Sport

Sports dress

Blue wool sports dress, label WINNER, Los Angeles, circa 1911-15, Camilla Colombo Collection.

Historical context

Women and gymnastics
Since the 19th century, gymnastics has been practised by bourgeois women in their free time and taught to girls at school as a healthy activity. The first women’s gymnastics club was founded in Switzerland in 1860, while the first women’s competition was held in Germany in 1894. The clothing used for this sport, however, was still far from being comfortable and practical.

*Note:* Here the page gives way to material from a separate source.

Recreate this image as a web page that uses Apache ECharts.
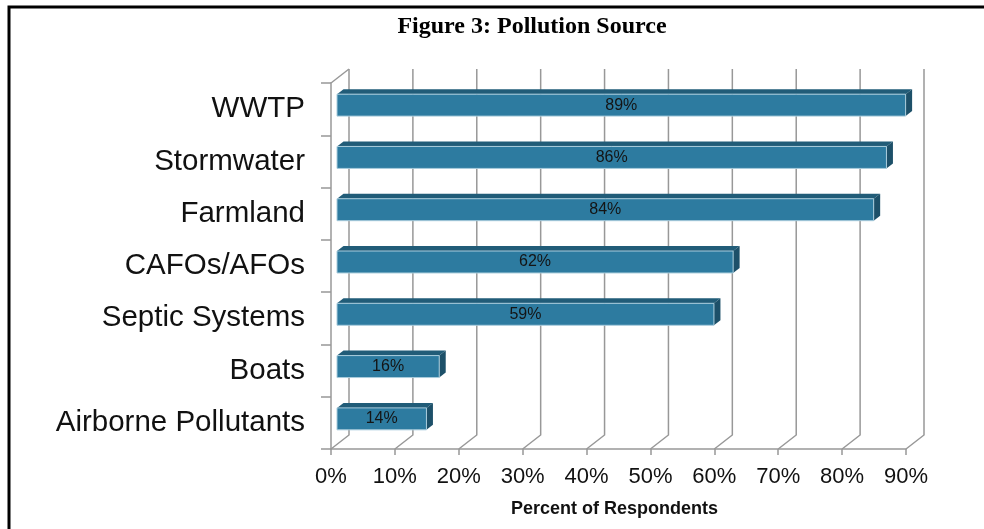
<!DOCTYPE html>
<html>
<head>
<meta charset="utf-8">
<title>Figure 3: Pollution Source</title>
<script src="https://cdn.jsdelivr.net/npm/echarts@6/dist/echarts.min.js"></script>
<style>
  html, body { margin: 0; padding: 0; background: #ffffff; }
  #chart { width: 984px; height: 529px; }
</style>
</head>
<body>
<div id="chart"></div>
<script>
// Survey: which sources respondents named as causing pollution
const sources = ['WWTP', 'Stormwater', 'Farmland', 'CAFOs/AFOs', 'Septic Systems', 'Boats', 'Airborne Pollutants'];
const percents = [89, 86, 84, 62, 59, 16, 14];
const percentTicks = [0, 10, 20, 30, 40, 50, 60, 70, 80, 90];

// Pseudo-3D look: offset of the back wall and of the bar blocks
const WALL = [18, -14];
const BAR_SHIFT = [6, -4];
const BAR_DEPTH = [6.5, -5];
const GRID_COLOR = '#989898';

const chart = echarts.init(document.getElementById('chart'), null, { renderer: 'canvas' });

function renderWall(params, api) {
  const cs = params.coordSys;
  const v = api.value(0);
  const p = api.coord([v, sources[sources.length - 1]]);
  const x = p[0];
  const top = cs.y;
  const bottom = cs.y + cs.height;
  const children = [{
    type: 'polyline',
    shape: { points: [[x + WALL[0], top + WALL[1]], [x + WALL[0], bottom + WALL[1]], [x, bottom]] },
    style: { stroke: GRID_COLOR, lineWidth: 1.5, fill: null }
  }];
  if (v === 0) {
    children.push({
      type: 'line',
      shape: { x1: x, y1: top, x2: x + WALL[0], y2: top + WALL[1] },
      style: { stroke: GRID_COLOR, lineWidth: 1.5 }
    });
  }
  return { type: 'group', children: children };
}

function renderBar(params, api) {
  const cat = api.value(1);
  const val = api.value(0);
  const base = api.coord([0, cat]);
  const end = api.coord([val, cat]);
  const h = api.size([0, 1])[1] * 0.42;
  const x0 = base[0] + BAR_SHIFT[0];
  const x1 = end[0] + BAR_SHIFT[0];
  const yc = base[1] + BAR_SHIFT[1];
  const top = yc - h / 2;
  const bot = yc + h / 2;
  const dx = BAR_DEPTH[0], dy = BAR_DEPTH[1];
  return {
    type: 'group',
    children: [
      {
        type: 'polygon',
        shape: { points: [[x0, top], [x1, top], [x1 + dx, top + dy], [x0 + dx, top + dy]] },
        style: { fill: '#215c78' }
      },
      {
        type: 'polygon',
        shape: { points: [[x1, top], [x1 + dx, top + dy], [x1 + dx, bot + dy], [x1, bot]] },
        style: { fill: '#1d5069' }
      },
      {
        type: 'rect',
        shape: { x: x0, y: top, width: x1 - x0, height: h },
        style: { fill: '#2d7ba0', stroke: '#a9ccdc', lineWidth: 1 }
      },
      {
        type: 'text',
        x: (x0 + x1) / 2,
        y: yc,
        style: {
          text: val + '%',
          align: 'center',
          verticalAlign: 'middle',
          fill: '#141414',
          font: '16px "Liberation Sans", Arial, sans-serif'
        }
      }
    ]
  };
}

const option = {
  animation: false,
  backgroundColor: '#ffffff',
  title: {
    text: 'Figure 3: Pollution Source',
    left: 532,
    top: 10,
    textAlign: 'center',
    textStyle: {
      fontFamily: '"Liberation Serif", "Times New Roman", serif',
      fontWeight: 'bold',
      fontSize: 24,
      color: '#000000'
    },
    padding: [5, 14, 5, 0]
  },
  graphic: [{
    type: 'polyline',
    shape: { points: [[9, 529], [9, 7], [984, 7]] },
    style: { stroke: '#000000', lineWidth: 3, fill: null },
    silent: true
  }],
  grid: { left: 331, right: 78, top: 83, bottom: 80 },
  xAxis: {
    type: 'value',
    min: 0,
    max: 90,
    interval: 10,
    name: 'Percent of Respondents',
    nameLocation: 'middle',
    nameGap: 51,
    nameTextStyle: {
      fontFamily: '"Liberation Sans", Arial, sans-serif',
      fontWeight: 'bold',
      fontSize: 18,
      color: '#111111',
      padding: [0, 8, 0, 0]
    },
    axisLine: { show: true, lineStyle: { color: GRID_COLOR, width: 1.5 } },
    axisTick: { show: true, length: 6, lineStyle: { color: GRID_COLOR, width: 1.5 } },
    axisLabel: {
      formatter: '{value}%',
      margin: 17,
      fontFamily: '"Liberation Sans", Arial, sans-serif',
      fontSize: 22,
      color: '#111111'
    },
    splitLine: { show: false }
  },
  yAxis: {
    type: 'category',
    data: sources,
    inverse: true,
    axisLine: { show: true, lineStyle: { color: GRID_COLOR, width: 1.5 } },
    axisTick: { show: true, length: 10, alignWithLabel: false, lineStyle: { color: GRID_COLOR, width: 1.5 } },
    axisLabel: {
      margin: 26,
      fontFamily: '"Liberation Sans", Arial, sans-serif',
      fontSize: 29.5,
      color: '#111111',
      padding: [4, 0, 0, 0]
    },
    splitLine: { show: false }
  },
  series: [
    {
      type: 'custom',
      name: 'wall',
      silent: true,
      z: 1,
      renderItem: renderWall,
      encode: { x: 0 },
      data: percentTicks.map(function (t) { return [t]; })
    },
    {
      type: 'custom',
      name: 'Percent of Respondents',
      z: 3,
      renderItem: renderBar,
      encode: { x: 0, y: 1 },
      data: percents.map(function (v, i) { return [v, sources[i]]; })
    }
  ]
};

chart.setOption(option);
</script>
</body>
</html>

Women did their exercises wearing voluminous canvas suits with wide blouson trousers that hid the form of their bodies and with corsets still often worn underneath.
These outfits are a far cry from the practical male outfits, but despite this, the female gymnasts’ knee-length trousers caused a great scandal at the Stockholm Olympics in 1912.
It was not until the 1920s that women found the courage to break the rules and reveal their bodies. Sportswear became fashionable, while gymnasts’ skirts and sleeves became shorter. At the Paris Olympics in 1924, thinner, cooler fabrics such as satin and cotton jersey took over from the heavy canvas of previous years.
In Italy women began to be taken seriously in sport with the rise of Fascism: physical education was taught by the Opera Nazionale Balilla from primary school and sports uniforms inspired by military uniforms became compulsory.
1928 marked a historic date: for the first time, women were admitted to the Olympic Games in Amsterdam, provided their shorts were no more than four inches shorter than their knees. Italy took part with the Piccole Italiane della Ginnastica Pavese, who won the silver medal. However, it was not until the 1936 Berlin Olympics that women's gymnastics were officially integrated into the Olympic programme.